Readers of a certain age may remember an ad campaign from the office supply store Staples. A small red button labeled “easy” miraculously solved all kinds of challenges, from pens that run out of ink to hard math problems to changing twin babies’ diapers at the same time.
The idea, of course, was that Staples made getting office supplies as easy as pushing a button. The fantasy was so powerful that Staples even started selling an easy button desk toy.
Now I am quite sure that the desk toy will not solve any problems. But there are all kinds of metaphorical easy buttons in life. And in many cases, the easy way is absolutely the best answer to whatever problem is facing you.
Go with the crowd-pleasers
For instance, I keep reading magazine articles pledging to solve the headache of meal planning for me. And I’m like…what headache? We have pasta on Monday. We have some iteration of chicken and rice another night, breakfast for dinner some night, make-your-own pizza some other night, and we outsource dinner for another night (generally Wednesdays). That’s Monday to Friday right there. If we want variety we can cook elaborate meals on the weekend or order something more interesting on Wednesday. I am sure that your crew, likewise, has certain easy crowd-pleasing dinners that they enjoy. There’s nothing wrong with serving these frequently.
With gifts, giving cash is hitting the easy button. It’s fine for a wide variety of occasions, and for a solid percentage of occasions (honestly, possibly most), the recipient will prefer it to whatever you would have picked out. So embrace it.
If you wear dresses to events, a simple black dress can be an easy outfit for most occasions.

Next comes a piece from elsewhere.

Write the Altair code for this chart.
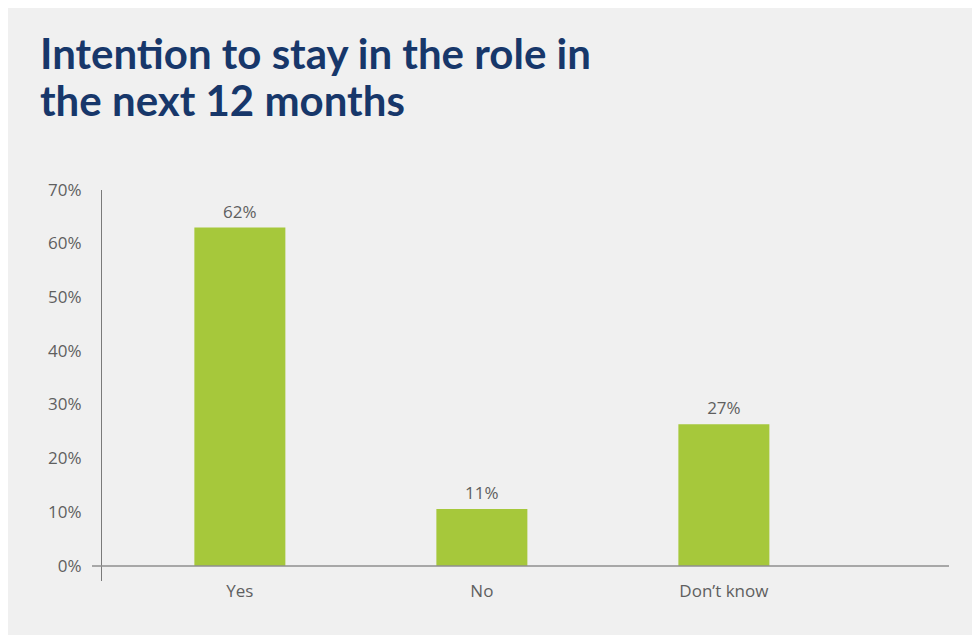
import altair as alt
import pandas as pd

categories = ["Yes", "No", "Don\u2019t know"]
values = [63.0, 10.6, 26.4]
value_labels = ["62%", "11%", "27%"]
y_ticks = [0, 10, 20, 30, 40, 50, 60, 70]

title_lines = ["Intention to stay in the role in", "the next 12 months"]

df = pd.DataFrame({"cat": categories, "val": values, "label": value_labels})

PW, PH = 848, 376
GREEN = "#a6c83b"
TEXT = "#5f5f5f"
NAVY = "#17376a"
FONT = "Open Sans"
FS = 17

x_enc = alt.X(
    "cat:N",
    sort=categories,
    scale=alt.Scale(paddingInner=0.624, paddingOuter=0.564, align=0.342),
    axis=alt.Axis(
        title=None, labelAngle=0, domain=False, ticks=False,
        labelPadding=17, labelFontSize=FS, labelColor=TEXT, labelFont=FONT,
        labelBaseline="top",
    ),
)
y_enc = alt.Y(
    "val:Q",
    scale=alt.Scale(domain=[0, 70], nice=False),
    axis=alt.Axis(
        title=None, values=y_ticks, labelExpr="datum.value + '%'",
        domain=False, ticks=False, grid=False, labelPadding=20,
        labelFontSize=FS, labelColor=TEXT, labelFont=FONT,
        labelBaseline="middle",
    ),
)

bars = alt.Chart(df).mark_bar(color=GREEN).encode(x=x_enc, y=y_enc)

texts = alt.Chart(df).mark_text(
    baseline="alphabetic", dy=-10, fontSize=FS, color=TEXT, font=FONT
).encode(x=alt.X("cat:N", sort=categories), y="val:Q", text="label:N")

hline = alt.Chart(pd.DataFrame({"v": [0]})).mark_rule(
    color="#8f8f8f", strokeWidth=1.5
).encode(y="v:Q", x=alt.value(-9), x2=alt.value(PW))

vline = alt.Chart(pd.DataFrame({"v": [0]})).mark_rule(
    color="#7a7a7a", strokeWidth=1
).encode(x=alt.value(0.5), y=alt.value(0), y2=alt.value(PH + 15))

chart = (
    alt.layer(bars, texts, vline, hline)
    .properties(
        width=PW,
        height=PH,
        background="#f0f0f0",
        padding={"left": 93, "top": 182, "right": 23, "bottom": 69},
        autosize=alt.AutoSizeParams(type="none"),
        title=alt.TitleParams(
            text=title_lines,
            anchor="start",
            frame="group",
            font="Lato",
            fontSize=42,
            fontWeight="bold",
            color=NAVY,
            lineHeight=47,
            baseline="alphabetic",
            offset=23,
            dx=-61,
        ),
    )
    .configure_view(stroke=None)
)

chart.save("out.html", embed_options={"renderer": "svg", "actions": False})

Unless you’re the sort of person who’s frequently photographed for the tabloids, no one’s going to notice that you’re wearing the same thing on more than one occasion.
If you need to bring a dessert somewhere, bring chocolate chip cookies. They work just fine. Have a go-to karaoke song. Paint walls in Benjamin Moore White Dove. Have a restaurant you always suggest to visiting out of town guests.
What it means to grow up
I actually believe that part of adulting is knowing about a certain number of easy buttons and availing yourself of them whenever the situation permits. When we’re young we often think that everyone is watching and judging us, and so we need to impress people with our command of a wide variety of things, places, outfits, meals, etc. Then we get older and realize no one is noticing. Indeed, people tend to be happier with sure fire hits than with experimentation that can go awry.
I don’t like the phrase “taking the easy way out” because it’s pejorative. In many cases, the easy way is not only fine, it might be preferable to something harder. At 6:00 p.m. on Monday your crew is going to be happier with pasta than with some elaborate new seafood dish that your gourmet magazine said was amazing. Maybe it is, but so what? Make it for yourself on Saturday.
In the meantime, don’t make life harder than it needs to be.
100% to all of this. I’m a big fan of “good enough” and Taco Tuesday. More versions of this I’ve discovered:
- season tickets to our local civic center means we have six built in date nights a year where we don’t have to decide how to spend them
- I lease the same car over and over, I just upgrade to the newest model and whatever color is available when my lease expires (going on over a decade of this, much faster than the torture process of buying a car and it comes with free oil changes)
- “uniforms” for frequent occasions. I wear a version of the same outfit when I travel, to the gym, and to church.
This is reminiscent of the "Subtle Art of Not Giving a F***" and the need for us to all decide based on our values what should matter most and let everything else just kind of be someone else's bigger concern. Thank you for the reinforcement and reminder that good enough is almost always ok, unless its one of the things I value and love!